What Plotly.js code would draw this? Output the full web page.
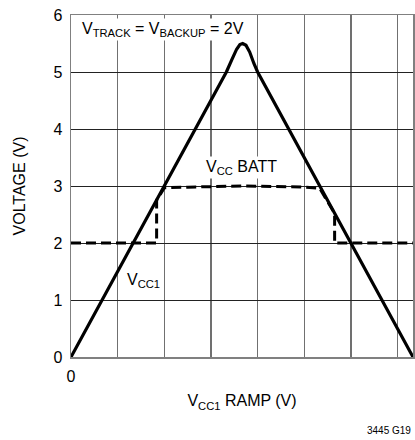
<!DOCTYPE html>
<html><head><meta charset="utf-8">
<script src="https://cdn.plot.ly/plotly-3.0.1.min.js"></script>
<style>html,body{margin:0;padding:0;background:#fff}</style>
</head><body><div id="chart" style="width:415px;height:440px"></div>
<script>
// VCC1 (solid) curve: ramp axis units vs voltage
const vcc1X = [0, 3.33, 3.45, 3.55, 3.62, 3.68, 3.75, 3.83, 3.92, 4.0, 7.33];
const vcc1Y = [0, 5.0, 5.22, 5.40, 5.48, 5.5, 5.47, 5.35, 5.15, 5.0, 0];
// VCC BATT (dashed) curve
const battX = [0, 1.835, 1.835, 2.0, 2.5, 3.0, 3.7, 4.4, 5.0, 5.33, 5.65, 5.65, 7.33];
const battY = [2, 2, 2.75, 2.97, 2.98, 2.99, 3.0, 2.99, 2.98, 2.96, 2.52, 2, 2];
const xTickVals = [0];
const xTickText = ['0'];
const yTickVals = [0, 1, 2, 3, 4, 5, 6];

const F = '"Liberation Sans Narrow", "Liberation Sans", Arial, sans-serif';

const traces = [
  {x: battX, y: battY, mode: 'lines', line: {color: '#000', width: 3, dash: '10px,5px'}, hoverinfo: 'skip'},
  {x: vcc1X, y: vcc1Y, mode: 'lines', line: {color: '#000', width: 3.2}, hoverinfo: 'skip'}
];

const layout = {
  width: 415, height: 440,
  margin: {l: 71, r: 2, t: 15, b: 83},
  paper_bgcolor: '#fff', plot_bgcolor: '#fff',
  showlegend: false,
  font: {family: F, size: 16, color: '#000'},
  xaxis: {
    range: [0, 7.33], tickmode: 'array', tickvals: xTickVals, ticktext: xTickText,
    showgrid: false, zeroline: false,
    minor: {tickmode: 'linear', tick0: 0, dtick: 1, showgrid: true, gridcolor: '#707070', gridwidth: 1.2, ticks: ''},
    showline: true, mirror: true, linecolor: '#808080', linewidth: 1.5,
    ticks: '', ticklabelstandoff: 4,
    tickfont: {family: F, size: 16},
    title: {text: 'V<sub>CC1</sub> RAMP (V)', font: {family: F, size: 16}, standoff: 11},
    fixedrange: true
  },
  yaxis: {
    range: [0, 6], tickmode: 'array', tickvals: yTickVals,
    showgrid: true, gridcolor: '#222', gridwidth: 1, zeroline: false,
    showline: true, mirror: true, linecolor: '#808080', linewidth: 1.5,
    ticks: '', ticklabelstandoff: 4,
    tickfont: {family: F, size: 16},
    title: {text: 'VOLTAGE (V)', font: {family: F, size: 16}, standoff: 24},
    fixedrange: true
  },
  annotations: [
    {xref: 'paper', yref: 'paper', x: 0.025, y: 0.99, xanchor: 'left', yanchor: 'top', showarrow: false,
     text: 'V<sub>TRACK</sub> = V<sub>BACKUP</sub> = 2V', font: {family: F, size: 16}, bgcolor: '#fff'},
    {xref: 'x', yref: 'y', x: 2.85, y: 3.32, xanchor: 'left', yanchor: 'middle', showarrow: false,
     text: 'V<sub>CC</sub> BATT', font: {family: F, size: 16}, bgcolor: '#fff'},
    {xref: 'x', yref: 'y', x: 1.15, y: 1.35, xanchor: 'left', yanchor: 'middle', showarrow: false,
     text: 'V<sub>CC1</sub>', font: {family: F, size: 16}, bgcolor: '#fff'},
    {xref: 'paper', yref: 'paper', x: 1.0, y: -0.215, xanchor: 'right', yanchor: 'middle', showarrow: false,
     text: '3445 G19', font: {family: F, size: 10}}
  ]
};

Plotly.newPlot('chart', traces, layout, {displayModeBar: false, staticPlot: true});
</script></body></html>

...

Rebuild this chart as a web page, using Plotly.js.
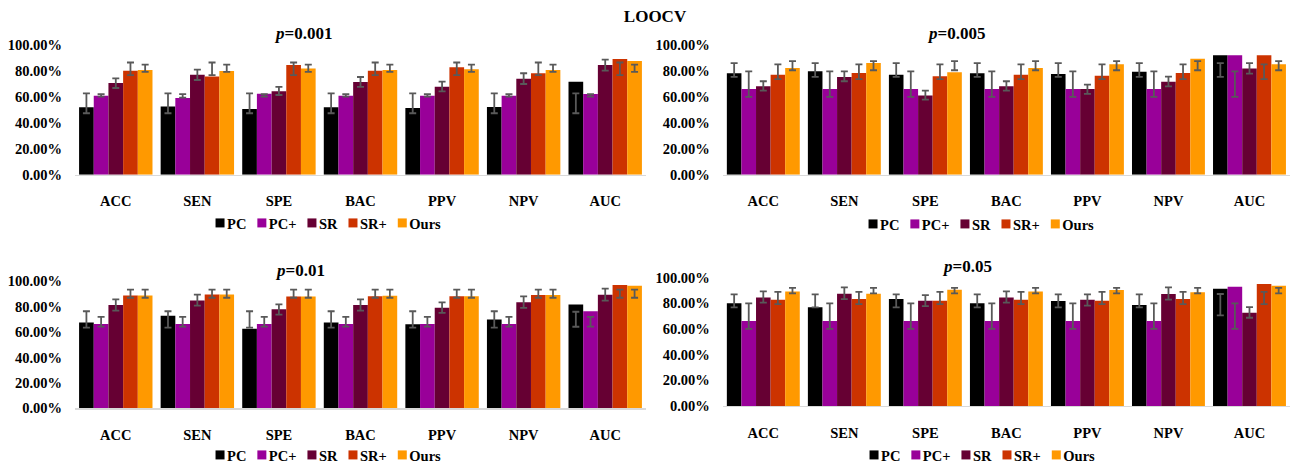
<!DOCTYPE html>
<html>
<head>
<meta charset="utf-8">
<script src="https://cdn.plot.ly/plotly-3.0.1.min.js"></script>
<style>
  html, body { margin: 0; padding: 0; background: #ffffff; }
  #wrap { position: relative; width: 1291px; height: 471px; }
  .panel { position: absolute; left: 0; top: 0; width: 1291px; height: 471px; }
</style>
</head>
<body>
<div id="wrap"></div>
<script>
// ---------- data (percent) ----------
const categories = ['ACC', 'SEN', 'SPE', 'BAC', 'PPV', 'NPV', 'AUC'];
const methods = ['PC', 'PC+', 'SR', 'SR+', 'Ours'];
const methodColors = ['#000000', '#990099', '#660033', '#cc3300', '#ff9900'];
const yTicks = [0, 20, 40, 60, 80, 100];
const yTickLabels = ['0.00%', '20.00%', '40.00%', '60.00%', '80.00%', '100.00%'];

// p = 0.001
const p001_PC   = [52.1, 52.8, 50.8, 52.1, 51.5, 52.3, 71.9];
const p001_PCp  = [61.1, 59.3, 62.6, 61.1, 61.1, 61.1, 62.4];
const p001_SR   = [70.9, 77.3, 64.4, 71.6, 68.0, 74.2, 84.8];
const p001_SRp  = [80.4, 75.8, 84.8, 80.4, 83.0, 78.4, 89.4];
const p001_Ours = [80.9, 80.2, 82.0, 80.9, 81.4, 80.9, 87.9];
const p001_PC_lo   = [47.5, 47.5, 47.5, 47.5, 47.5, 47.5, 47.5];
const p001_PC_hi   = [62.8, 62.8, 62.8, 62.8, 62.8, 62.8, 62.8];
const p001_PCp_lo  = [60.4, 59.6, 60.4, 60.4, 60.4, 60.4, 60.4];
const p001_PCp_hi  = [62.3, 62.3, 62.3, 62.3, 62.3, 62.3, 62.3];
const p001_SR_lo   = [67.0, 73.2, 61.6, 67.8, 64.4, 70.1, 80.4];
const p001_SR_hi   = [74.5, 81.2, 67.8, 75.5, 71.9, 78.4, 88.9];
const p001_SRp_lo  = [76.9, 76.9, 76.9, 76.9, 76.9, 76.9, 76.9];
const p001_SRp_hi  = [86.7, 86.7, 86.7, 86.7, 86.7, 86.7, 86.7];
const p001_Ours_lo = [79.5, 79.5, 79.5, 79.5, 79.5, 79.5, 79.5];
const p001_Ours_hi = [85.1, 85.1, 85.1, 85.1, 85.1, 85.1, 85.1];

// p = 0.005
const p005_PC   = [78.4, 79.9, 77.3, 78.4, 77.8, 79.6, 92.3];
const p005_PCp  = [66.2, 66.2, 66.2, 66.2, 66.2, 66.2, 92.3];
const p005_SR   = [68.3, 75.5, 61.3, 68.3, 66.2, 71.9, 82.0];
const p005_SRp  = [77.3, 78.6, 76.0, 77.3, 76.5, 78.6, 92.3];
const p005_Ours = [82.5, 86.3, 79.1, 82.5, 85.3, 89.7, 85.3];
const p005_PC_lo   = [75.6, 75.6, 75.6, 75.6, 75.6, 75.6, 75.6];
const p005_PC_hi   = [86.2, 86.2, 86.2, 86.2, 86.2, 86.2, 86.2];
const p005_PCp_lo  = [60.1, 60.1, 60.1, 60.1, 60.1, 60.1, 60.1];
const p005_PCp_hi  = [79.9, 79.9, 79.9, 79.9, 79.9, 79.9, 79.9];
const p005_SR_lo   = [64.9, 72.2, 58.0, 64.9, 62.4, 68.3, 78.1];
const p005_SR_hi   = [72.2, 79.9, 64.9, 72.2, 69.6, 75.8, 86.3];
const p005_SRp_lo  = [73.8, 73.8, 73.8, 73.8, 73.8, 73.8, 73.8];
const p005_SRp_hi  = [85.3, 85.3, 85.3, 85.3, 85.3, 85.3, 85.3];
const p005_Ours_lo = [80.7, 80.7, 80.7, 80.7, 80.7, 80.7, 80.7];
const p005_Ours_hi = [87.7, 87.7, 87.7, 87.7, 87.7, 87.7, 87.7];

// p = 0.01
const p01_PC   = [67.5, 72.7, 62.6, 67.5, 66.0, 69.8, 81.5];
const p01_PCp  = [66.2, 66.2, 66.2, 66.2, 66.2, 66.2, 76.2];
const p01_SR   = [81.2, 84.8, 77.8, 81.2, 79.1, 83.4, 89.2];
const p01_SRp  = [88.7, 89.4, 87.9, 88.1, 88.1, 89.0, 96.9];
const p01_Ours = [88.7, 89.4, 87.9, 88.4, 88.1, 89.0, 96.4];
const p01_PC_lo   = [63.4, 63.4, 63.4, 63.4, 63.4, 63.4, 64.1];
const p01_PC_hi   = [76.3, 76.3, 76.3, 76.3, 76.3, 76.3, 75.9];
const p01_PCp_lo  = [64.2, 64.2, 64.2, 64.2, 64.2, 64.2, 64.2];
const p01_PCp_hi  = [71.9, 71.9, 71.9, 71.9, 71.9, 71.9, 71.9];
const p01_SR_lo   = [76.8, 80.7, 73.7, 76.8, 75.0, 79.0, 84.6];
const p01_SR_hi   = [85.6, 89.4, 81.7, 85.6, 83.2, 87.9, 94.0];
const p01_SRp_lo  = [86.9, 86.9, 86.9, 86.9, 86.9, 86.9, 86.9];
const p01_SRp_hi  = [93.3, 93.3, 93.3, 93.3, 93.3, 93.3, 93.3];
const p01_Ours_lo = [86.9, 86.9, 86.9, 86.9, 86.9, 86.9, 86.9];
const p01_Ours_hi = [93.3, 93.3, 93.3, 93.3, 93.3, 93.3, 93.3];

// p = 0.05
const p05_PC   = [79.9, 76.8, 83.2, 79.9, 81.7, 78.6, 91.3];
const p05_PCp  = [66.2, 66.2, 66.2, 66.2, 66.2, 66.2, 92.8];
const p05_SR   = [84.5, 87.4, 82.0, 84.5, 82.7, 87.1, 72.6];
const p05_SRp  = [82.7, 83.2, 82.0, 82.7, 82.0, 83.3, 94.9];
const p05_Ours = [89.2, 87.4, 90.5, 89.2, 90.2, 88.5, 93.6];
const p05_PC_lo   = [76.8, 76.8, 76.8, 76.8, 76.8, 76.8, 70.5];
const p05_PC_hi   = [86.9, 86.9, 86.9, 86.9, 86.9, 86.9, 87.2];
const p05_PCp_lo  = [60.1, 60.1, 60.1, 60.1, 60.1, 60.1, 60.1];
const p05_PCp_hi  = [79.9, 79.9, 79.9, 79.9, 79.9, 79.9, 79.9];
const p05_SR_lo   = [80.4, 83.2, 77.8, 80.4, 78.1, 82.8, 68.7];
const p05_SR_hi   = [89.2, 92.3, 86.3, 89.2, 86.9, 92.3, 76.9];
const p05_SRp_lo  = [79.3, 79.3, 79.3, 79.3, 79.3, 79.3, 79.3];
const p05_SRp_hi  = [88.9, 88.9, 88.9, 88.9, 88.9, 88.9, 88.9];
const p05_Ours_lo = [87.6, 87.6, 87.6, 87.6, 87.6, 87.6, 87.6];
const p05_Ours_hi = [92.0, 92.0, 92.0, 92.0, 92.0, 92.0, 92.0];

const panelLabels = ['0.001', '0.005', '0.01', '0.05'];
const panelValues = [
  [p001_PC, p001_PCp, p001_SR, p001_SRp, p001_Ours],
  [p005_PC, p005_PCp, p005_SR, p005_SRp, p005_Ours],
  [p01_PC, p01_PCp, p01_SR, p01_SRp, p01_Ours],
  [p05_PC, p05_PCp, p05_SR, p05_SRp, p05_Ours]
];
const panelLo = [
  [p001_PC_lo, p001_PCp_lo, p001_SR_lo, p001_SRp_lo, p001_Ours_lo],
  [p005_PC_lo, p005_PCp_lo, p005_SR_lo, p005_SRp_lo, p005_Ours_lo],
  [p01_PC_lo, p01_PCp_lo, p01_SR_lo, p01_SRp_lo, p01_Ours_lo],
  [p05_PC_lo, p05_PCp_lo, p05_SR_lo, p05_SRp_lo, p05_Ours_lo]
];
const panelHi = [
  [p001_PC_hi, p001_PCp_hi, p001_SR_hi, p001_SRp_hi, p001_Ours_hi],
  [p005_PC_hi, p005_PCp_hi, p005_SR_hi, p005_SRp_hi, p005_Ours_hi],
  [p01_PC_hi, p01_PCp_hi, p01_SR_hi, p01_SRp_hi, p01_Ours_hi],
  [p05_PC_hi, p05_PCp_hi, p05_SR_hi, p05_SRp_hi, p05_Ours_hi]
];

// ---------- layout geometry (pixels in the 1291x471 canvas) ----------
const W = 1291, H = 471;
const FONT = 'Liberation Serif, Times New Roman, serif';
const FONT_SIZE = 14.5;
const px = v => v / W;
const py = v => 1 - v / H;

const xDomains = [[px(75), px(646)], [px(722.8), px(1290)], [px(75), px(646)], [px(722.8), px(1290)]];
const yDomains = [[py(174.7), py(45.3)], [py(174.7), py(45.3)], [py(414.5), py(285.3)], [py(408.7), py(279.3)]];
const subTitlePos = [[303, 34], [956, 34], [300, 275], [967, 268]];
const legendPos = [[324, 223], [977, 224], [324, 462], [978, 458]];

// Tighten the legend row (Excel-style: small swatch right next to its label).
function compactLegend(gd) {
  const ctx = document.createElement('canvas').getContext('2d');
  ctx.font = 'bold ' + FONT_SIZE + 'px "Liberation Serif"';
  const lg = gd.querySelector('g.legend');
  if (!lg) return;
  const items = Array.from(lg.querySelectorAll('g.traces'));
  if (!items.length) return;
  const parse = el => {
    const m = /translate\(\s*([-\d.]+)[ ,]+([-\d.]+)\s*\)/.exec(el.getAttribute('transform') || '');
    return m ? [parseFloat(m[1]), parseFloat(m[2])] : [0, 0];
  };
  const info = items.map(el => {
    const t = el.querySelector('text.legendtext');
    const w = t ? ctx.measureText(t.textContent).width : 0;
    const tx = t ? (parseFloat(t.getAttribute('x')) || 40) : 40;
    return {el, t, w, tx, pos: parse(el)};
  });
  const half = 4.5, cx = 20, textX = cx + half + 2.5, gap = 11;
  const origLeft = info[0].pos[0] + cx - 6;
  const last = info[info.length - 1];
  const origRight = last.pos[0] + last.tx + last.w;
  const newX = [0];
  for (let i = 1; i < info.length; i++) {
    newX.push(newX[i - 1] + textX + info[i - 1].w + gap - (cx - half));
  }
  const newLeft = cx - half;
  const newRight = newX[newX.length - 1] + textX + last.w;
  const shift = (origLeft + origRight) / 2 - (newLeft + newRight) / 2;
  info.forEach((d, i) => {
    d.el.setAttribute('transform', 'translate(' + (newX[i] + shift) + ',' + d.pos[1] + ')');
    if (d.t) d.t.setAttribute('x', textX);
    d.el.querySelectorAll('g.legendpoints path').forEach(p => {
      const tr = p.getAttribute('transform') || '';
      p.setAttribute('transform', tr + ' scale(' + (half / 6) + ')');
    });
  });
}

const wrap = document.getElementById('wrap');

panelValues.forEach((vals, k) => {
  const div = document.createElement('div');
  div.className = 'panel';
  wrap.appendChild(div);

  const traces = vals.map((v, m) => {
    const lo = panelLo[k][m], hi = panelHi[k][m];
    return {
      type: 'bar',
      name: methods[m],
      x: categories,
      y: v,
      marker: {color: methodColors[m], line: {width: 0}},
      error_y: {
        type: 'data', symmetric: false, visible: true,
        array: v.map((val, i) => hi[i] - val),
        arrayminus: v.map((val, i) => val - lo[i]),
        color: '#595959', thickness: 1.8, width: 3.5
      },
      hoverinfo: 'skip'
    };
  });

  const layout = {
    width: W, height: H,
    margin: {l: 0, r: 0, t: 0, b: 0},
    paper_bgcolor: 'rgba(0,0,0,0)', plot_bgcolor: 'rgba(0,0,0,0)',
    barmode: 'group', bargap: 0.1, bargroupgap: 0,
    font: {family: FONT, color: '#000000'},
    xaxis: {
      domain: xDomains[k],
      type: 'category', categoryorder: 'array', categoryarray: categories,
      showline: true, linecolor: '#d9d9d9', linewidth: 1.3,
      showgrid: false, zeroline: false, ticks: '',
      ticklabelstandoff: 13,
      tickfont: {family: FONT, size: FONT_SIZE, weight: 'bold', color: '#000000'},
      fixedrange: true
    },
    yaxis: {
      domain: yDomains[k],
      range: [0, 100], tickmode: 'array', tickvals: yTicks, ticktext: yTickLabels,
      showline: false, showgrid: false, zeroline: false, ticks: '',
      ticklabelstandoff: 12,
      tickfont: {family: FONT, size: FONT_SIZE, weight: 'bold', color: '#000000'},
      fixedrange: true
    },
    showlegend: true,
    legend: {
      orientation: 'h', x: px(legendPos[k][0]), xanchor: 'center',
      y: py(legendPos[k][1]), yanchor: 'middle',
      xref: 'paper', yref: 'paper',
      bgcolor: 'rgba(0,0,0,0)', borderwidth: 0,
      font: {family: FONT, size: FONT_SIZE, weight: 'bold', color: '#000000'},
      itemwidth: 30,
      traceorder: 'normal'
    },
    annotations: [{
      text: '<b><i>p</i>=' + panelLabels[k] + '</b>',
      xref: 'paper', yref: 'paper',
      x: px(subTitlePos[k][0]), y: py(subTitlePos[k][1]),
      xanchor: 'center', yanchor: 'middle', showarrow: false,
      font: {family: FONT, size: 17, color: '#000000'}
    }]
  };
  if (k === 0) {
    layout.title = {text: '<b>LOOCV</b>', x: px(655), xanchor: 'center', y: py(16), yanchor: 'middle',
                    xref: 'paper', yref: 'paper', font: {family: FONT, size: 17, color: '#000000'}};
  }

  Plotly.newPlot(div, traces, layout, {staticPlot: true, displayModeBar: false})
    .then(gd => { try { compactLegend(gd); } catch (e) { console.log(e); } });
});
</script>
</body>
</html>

**Goal of the exercise:** Give again, word for word, only the lines starting at the line with "What Plotly.js code" and ending at the line with "const yTickVals = [0, 1, 2, 3, 4, 5, 6];", keeping both end lines; pictures stay out.

**The completed task:**
What Plotly.js code would draw this? Output the full web page.
<!DOCTYPE html>
<html><head><meta charset="utf-8">
<script src="https://cdn.plot.ly/plotly-3.0.1.min.js"></script>
<style>html,body{margin:0;padding:0;background:#fff}</style>
</head><body><div id="chart" style="width:415px;height:440px"></div>
<script>
// VCC1 (solid) curve: ramp axis units vs voltage
const vcc1X = [0, 3.33, 3.45, 3.55, 3.62, 3.68, 3.75, 3.83, 3.92, 4.0, 7.33];
const vcc1Y = [0, 5.0, 5.22, 5.40, 5.48, 5.5, 5.47, 5.35, 5.15, 5.0, 0];
// VCC BATT (dashed) curve
const battX = [0, 1.835, 1.835, 2.0, 2.5, 3.0, 3.7, 4.4, 5.0, 5.33, 5.65, 5.65, 7.33];
const battY = [2, 2, 2.75, 2.97, 2.98, 2.99, 3.0, 2.99, 2.98, 2.96, 2.52, 2, 2];
const xTickVals = [0];
const xTickText = ['0'];
const yTickVals = [0, 1, 2, 3, 4, 5, 6];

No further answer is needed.